At the beginning of the file the calibration matrices for the
python voxcarv3D.py
Once the algorithm is run, the program uses the marching cube algorithm to transform the occupancy grid into a 3D mesh that can be exported in a standard format. The resulting mesh alvoxels.off will be saved in the output folder. The numeric occupancy grid will also be exported into a numpy array occupancy.npy. The current program invites you to visualize the obtained results by running
python show_mesh.py output/alvoxels.off
- Complete the program so that the voxels that projects within the
silhouette
$1$ (image1.pgm) are preserved. These voxels define the visual cone associated to image1. - Complete the program to account for the
$12$ images and to preserve then only the voxels that belong to the visual hull.
Note that projections can be performed in an efficient way using numpy array operations. - Open both models (al.off and alvoxels.off) side by side and discuss their differences.
Now we will explore how a MLP can be trained to learn the 3D occupancy
defined by the
The neural implicit function trained with the 300 x 300 x 150 regular grid points.
We will start with the stored occupancy from the previous part.
Before running any code, take a look at the program and answer the following questions:
- Draw the architecture of the MLP (input, output, layers, activation function).
- How are the training data (X, Y, Z, occupancy) formatted for the training ?
- In the training function nif_train, what is the loss function used ?
- Explain the normalization used to weight losses associated to inside and outside points in the training loss ?
- During the training how is the data organized into batches ?
- What does the function binary_acc evaluate ? Is it used for the training ?
- How is the MLP used to generate a result to be visualized ?

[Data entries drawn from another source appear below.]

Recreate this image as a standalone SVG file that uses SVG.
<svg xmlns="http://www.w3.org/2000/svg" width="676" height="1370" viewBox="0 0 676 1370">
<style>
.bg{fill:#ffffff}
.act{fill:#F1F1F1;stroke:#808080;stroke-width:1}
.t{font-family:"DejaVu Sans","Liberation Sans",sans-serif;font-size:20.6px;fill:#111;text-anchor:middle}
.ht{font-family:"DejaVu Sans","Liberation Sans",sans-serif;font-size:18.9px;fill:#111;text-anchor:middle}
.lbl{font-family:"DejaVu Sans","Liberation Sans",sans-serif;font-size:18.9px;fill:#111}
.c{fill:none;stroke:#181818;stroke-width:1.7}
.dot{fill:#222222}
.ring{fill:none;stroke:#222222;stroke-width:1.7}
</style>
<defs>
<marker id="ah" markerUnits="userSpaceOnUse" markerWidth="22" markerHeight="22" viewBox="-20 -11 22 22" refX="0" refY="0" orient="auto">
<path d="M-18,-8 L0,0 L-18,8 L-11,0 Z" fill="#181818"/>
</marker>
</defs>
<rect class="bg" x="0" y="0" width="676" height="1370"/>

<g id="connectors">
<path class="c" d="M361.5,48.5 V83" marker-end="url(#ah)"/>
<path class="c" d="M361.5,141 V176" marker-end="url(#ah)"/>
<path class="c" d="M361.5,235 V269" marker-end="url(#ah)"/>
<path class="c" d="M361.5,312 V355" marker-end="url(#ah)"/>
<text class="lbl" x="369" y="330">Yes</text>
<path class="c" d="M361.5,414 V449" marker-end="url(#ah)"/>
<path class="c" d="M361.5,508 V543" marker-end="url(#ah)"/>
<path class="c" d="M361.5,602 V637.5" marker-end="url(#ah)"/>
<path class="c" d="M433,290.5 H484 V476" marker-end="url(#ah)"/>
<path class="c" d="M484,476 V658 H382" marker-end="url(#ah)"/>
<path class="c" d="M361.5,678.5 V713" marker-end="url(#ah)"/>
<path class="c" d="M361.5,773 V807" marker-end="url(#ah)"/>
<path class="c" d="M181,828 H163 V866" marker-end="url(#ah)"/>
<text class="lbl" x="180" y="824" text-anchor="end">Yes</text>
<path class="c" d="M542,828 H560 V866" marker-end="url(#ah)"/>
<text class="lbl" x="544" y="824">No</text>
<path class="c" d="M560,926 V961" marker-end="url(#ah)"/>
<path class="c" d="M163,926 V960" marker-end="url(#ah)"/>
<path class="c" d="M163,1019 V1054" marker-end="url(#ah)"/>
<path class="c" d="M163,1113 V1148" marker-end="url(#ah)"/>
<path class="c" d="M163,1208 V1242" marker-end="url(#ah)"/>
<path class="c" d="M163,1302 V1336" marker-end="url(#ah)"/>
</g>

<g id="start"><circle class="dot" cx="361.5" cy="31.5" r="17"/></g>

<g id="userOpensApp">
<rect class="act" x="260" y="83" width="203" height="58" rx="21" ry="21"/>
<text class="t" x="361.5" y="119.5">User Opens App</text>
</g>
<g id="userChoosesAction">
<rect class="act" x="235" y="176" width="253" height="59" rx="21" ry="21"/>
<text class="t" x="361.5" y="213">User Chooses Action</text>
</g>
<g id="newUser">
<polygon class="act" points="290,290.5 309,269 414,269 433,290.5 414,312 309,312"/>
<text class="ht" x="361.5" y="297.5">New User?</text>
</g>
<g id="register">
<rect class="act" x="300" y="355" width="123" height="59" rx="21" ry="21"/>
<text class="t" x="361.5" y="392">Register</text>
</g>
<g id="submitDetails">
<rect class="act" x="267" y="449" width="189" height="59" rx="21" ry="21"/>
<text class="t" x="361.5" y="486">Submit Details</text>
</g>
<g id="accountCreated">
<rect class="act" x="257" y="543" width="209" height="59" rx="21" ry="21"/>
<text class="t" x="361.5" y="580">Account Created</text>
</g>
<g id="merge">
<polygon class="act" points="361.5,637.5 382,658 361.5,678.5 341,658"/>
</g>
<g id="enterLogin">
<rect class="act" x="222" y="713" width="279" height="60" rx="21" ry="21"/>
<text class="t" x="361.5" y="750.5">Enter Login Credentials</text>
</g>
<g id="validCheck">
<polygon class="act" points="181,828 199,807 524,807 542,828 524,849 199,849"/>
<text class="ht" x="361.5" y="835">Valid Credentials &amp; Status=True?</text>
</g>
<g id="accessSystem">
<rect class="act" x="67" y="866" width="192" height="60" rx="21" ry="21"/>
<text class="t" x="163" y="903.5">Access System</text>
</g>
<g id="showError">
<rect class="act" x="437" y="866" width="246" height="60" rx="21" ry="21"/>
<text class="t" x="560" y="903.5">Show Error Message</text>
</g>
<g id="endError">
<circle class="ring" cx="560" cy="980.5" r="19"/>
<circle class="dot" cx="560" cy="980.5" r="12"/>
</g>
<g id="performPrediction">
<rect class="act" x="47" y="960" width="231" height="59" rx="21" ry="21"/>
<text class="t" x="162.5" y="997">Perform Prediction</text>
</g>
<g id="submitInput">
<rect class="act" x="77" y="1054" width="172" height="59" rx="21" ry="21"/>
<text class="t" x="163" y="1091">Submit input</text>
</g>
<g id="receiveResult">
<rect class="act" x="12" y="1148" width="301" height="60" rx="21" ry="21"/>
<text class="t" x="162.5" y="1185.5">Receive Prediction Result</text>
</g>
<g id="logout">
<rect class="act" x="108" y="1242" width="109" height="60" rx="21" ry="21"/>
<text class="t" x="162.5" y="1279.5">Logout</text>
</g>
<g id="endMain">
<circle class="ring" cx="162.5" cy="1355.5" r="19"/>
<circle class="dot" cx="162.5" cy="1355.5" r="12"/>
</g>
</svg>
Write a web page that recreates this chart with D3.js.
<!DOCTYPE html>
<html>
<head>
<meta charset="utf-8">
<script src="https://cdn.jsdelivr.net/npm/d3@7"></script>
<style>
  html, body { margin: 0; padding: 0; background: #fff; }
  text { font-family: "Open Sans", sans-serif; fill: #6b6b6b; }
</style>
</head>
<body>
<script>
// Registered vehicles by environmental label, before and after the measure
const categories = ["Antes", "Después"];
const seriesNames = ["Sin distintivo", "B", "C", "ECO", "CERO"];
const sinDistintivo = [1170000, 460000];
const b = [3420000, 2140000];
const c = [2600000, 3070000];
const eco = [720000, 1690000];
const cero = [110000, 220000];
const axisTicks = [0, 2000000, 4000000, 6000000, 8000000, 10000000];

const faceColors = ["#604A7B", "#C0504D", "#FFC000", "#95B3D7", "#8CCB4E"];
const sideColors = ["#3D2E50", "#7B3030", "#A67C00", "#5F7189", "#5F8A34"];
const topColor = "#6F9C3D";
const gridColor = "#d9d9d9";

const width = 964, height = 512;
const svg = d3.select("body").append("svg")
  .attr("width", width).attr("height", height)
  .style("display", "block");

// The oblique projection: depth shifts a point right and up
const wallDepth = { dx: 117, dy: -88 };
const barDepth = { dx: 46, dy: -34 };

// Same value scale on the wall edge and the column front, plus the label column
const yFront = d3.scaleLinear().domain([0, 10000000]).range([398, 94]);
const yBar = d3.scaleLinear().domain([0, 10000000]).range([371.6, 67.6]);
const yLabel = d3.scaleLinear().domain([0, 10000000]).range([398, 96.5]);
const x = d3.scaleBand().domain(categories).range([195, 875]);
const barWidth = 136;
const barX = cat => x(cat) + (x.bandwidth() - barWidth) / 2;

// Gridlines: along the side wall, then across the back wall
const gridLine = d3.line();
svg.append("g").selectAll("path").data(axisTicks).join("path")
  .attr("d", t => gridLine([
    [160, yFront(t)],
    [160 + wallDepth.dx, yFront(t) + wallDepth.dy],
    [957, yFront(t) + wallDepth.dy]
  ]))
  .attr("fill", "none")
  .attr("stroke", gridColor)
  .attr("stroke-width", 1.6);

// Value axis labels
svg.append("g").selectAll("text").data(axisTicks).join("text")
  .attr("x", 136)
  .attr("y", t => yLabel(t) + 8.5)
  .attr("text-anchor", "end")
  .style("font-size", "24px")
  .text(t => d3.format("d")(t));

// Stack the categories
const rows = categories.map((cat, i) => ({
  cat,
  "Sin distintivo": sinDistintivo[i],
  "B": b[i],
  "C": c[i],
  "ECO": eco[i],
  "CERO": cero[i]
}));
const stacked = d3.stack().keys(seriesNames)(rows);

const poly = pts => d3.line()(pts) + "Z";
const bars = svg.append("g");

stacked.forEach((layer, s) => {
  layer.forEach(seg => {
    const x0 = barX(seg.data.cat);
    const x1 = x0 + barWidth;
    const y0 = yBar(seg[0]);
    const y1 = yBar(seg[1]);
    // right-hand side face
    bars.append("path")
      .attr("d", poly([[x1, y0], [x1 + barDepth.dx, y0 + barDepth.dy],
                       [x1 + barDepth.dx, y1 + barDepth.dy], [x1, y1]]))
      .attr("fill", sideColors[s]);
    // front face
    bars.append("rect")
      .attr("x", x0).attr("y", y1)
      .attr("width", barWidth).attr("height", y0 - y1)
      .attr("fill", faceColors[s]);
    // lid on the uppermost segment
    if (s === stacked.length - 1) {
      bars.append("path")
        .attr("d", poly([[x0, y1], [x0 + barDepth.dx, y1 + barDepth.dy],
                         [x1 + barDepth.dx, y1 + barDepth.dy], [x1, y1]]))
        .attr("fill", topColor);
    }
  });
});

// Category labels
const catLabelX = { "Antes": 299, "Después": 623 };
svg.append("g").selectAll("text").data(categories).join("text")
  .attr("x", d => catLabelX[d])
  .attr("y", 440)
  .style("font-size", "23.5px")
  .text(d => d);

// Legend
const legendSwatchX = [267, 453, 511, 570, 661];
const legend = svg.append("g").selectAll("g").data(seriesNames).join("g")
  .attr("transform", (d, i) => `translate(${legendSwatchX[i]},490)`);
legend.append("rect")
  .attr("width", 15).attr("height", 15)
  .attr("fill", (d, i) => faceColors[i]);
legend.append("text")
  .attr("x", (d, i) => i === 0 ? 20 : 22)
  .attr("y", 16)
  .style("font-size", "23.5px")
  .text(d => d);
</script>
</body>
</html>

To run and edit the program, we need a GPU computer. The practical takes place on the Ensimag / Grenoble INP educational GPU cluster and it's user manual can be found in this link. In a nutshell, first you log on the slurm server:
ssh -YK nash.ensimag.fr
Then you can run a script using
srun --gres=shard:1 --cpus-per-task=8 --mem=12GB --x11=all --unbuffered python <script>.py
- if the flag x11 does not work you can remove it
Run the program MPLImplicit3D.py once. Inspect the computed 3D model output/alimplicit.off and compare it to the original and the voxel carved models.
Then
- Add a line that uses torch.save to save the trained model and run the code again.

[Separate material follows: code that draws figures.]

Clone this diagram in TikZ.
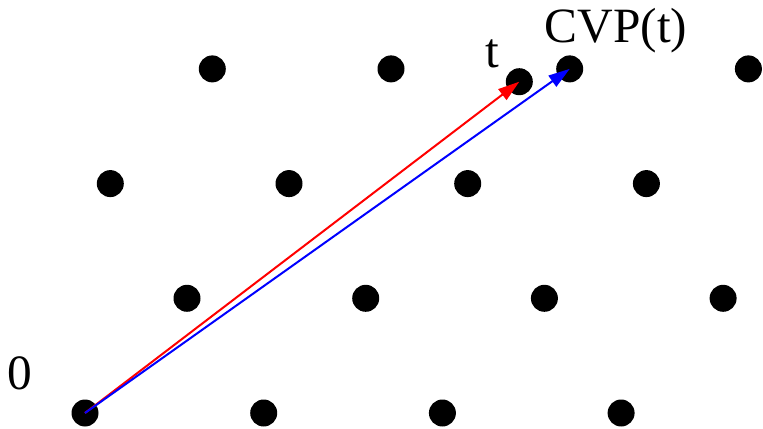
\documentclass[tikz,border=0pt]{standalone}
\usepackage{fontspec}
\setmainfont{Liberation Serif}
\usetikzlibrary{arrows.meta}
\definecolor{vecR}{HTML}{FF0000}
\definecolor{vecB}{HTML}{0000FF}

\tikzset{
  latpt/.style={circle, fill=black, inner sep=0pt, minimum size=20.25pt},
  vec/.style={line width=1.5pt, -{Triangle[length=16pt, width=10pt]}},
  lab/.style={anchor=base, font=\fontsize{37}{40}\selectfont}
}

\begin{document}
\begin{tikzpicture}[x=0.75pt, y=0.75pt]
  \useasboundingbox (0,0) rectangle (763,428);

  % Lattice points, rows j = 0..3, row start x
  \foreach \j/\s in {0/85, 1/187, 2/110.3, 3/212.3}{
    \foreach \i in {0,1,2,3}{
      \node[latpt] (p\i\j) at ({\s+178.7*\i}, {15+114.7*\j}) {};
    }
  }
  % Target point
  \node[latpt] (t) at (519.3,346.3) {};

  % Labels
  \node[lab] (lzero) at (20,38) {0};
  \node[lab] (lt) at (492,360) {t};
  \node[lab] (lcvp) at (616,385) {CVP(t)};

  % Vectors from the origin
  \draw[vec, vecR] (p00.center) -- (t.center);
  \draw[vec, vecB] (p00.center) -- (p23.center);

\end{tikzpicture}
\end{document}
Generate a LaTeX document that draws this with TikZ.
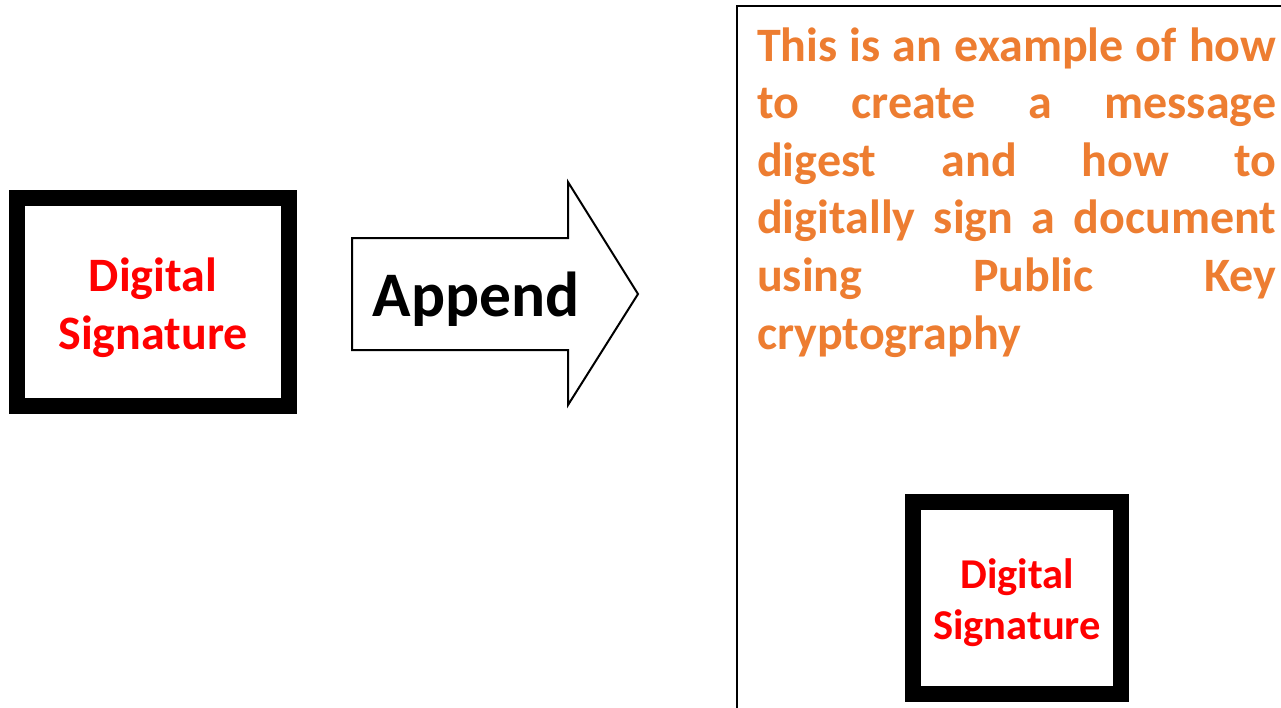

- What is the memory size of the MLP ? how does it compare with:
(i) A voxel occupancy grid;
(ii) The original image set plus the calibration ?
Then play with the program:
- Instead of using a regular grid of points for the training modify your program
to generate random points
$(X_{\text{rand}}, Y_{\text{rand}}, Z_{\text{rand}})$ in 3D. Note that the MLP can still be evaluated on the regular grid points$X, Y, Z$ as before for comparison purposes. - The difference between the number of outside and inside points is compensated with a weighting scheme during the training. A more efficient strategy for the training is to reduce the set of outside points before the training. Propose and implement such a strategy.
- Modify the MLP architecture to see the impact of increasing or reducing the number
of parameters through:
(i) the number of layers and
(ii) the layer dimension.
Going further - Improving the results:
- Implement the definition of the positional encoding defined in NERF (Eq. 4). Adapt the network's architecture (input layers) to use it.
- To quantify the quality of the implicit reconstruction results, implement a function that measures the point to mesh distance between the al.off original shape and the reconstructed shape of a method. You can use the point2mesh function.
- For visualization, you can associate the distance of the al.off mesh vertices into a color (heatmap) and display it.
- High values in the previous error distance gives you locations in which the implicit function does not accurately represent the shape. Try to sample more points around these areas and check if the results improve.
- Implement an iterative automatic method that adds more sampling points using the measured error.
- A fundamental questions arises: do the errors come from the sampling or from the architecture? Think of ways on how you could try to answer this question.